This is a question I have been pondering for some time now. How is a particular fighting game considered great and another shitty? Is has been proven balance, and all characters being viable does not make a great game. So how do you classify a great game?
For me I came up with categories it has to fit into to make it great.
Cool Factor Game: This means when you first started playing it you have this feeling of this game in general is just plain cool. Maybe it's the way they look, maybe it's the way the moves look, but something about the games look makes you want to play it immediately.
Cool Factor Character: This is the same thing but more centralized. A game can look cool, but if you can't find one character that speaks to you with the way he throws out moves, then it can kill the game.
Play Control Game: This is how the game feels in general. How accessible is it to you. Can you preform what you want to preform in the game? Is there a small ceiling for learning or can you spend years playing the game and still find yourself learning something new? Most of the time from what I hear this is what makes or breaks the game.
Play Control Character: Again Same thing just more centralized. If you can't find a specific character you like play control wise, the game is going to be short lived. No matter how good the play control is in the game. You have to be able to latch on to at least 1 character.
Story and Bosses: Although the story in most fighting game is laughable at best it still needs to give you either a story that you like or bosses that are cool. If you get both, then all the better. If you get neither though it's hard to get yourself to play the game over and over again.
Those are the categories I thought of. To show examples I took 2 games that propelled me into liking the fighting games I like.
Street Fighter 2 The World Warrior: This game has many incarnations, but the original was what made me really get into fighting games in general. I was lucky to be able to play it when it first came out. The characters looked like nothing I've ever seen. Fireball projectiles, Spinning Piledrivers, Stretching Limbs this game was amazing to play and watch. I fell in love with Ryu but couldn't play him for crap. Luckily Chun Li was easy to get into and Guile was a 2nd character you could play without knowing any specials.
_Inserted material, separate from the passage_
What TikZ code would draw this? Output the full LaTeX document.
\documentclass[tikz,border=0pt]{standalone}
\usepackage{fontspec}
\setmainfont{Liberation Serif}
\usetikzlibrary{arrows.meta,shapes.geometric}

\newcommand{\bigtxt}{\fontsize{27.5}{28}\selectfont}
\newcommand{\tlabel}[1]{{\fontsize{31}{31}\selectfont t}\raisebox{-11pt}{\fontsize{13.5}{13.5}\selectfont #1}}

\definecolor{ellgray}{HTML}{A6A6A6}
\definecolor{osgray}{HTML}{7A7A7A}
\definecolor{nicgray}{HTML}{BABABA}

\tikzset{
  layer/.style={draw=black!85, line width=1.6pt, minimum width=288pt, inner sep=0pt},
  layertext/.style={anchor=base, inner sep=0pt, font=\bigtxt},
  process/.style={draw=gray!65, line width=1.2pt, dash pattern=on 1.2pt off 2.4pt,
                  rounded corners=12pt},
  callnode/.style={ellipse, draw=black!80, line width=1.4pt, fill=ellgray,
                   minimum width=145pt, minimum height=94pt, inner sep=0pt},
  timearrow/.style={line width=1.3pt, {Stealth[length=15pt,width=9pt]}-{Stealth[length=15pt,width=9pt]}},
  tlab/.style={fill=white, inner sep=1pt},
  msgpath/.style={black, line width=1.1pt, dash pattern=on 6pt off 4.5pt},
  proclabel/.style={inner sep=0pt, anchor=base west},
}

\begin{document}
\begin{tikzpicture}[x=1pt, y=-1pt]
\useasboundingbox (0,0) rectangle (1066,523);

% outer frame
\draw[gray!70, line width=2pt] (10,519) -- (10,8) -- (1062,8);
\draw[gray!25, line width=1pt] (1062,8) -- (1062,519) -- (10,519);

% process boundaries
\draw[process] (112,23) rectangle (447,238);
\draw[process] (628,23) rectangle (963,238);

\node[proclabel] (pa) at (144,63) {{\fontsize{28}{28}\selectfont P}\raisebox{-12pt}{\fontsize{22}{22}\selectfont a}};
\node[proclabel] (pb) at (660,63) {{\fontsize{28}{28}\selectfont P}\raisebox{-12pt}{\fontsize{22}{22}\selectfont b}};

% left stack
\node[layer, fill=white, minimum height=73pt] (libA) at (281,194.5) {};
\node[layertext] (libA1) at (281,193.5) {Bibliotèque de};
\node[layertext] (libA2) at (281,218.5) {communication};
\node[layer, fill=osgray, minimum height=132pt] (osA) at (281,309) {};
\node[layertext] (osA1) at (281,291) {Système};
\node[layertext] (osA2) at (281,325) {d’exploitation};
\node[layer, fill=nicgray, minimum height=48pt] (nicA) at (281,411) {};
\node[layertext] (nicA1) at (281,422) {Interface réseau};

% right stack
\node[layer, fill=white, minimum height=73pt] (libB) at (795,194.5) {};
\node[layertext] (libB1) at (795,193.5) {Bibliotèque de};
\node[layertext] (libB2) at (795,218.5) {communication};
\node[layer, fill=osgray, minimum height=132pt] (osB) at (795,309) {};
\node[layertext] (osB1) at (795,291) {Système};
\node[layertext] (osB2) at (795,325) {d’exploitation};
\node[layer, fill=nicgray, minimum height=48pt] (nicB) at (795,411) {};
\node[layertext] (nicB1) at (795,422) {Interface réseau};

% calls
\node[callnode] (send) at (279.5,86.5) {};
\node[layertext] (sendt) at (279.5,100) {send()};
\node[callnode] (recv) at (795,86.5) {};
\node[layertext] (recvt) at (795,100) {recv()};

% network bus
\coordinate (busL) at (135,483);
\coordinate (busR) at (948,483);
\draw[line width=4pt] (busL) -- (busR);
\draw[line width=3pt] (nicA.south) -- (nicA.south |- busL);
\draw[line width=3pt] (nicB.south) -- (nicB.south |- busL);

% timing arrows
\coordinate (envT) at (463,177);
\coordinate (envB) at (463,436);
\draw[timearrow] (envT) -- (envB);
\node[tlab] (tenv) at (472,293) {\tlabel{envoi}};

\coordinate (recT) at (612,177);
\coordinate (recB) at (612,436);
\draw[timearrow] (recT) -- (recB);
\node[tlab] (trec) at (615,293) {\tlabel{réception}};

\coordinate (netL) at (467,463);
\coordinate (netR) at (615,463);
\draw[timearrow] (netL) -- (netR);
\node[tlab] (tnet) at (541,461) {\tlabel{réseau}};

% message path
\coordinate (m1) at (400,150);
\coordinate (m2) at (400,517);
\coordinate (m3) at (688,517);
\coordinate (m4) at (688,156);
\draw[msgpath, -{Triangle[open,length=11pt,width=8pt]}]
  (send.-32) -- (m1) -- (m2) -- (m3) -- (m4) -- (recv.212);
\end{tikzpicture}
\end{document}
The one thing about Street Fighter II WW was it was made to use characters without knowing specials and still have a chance at winning. Compared to how future games go that is very rare to see in fighters. Once I played for a while I learned to like it more and more as I figured out Ryu and many of the other characters. To this very day, 20-21 years later I still find myself going back to it on Supercade and getting a match or 2 in online.
King of Fighters 96 I played 95 but at the time found it to have a strict play control style with supers that some seemed next to impossible to do. When KOF 96 came out all that was thrown out the window. Now I can play a game that had many characters I found cool before but now were fun to use. The KOF style itself was already interesting to me. 3 on 3 battles were something I've never seen before and they had characters I loved from past SNK games. The new graphics seemed an improvement over 95 and really made the game feel smoother in a certain way. The music for most of the characters was amazing and it's still a soundtrack I like to listen to. The biggest thing that REALLY made me feel in love with KOF '96 was the bosses. 1st you get the boss team in Geese Howard, Wolfgang Krauser, and Mr. Big. That was cool enough, but they each get their own boss music on a floating stage that was pretty cool. After them you get Chizuru and she was fun to play. The is she coming at you or is it her shadow was nothing I've ever seen before. And if that wasn't enough you get Goenitz at the end just his looks was cool enough but the hurricane pillars out of nowhere and sheer violent moves when he did fight you at close range makes him one of the most loved SNK bosses of all time. I think this is the one fighting game I actually prefer to play through arcade mode almost more then playing someone else. That's an amazing accomplishment for a fighting game.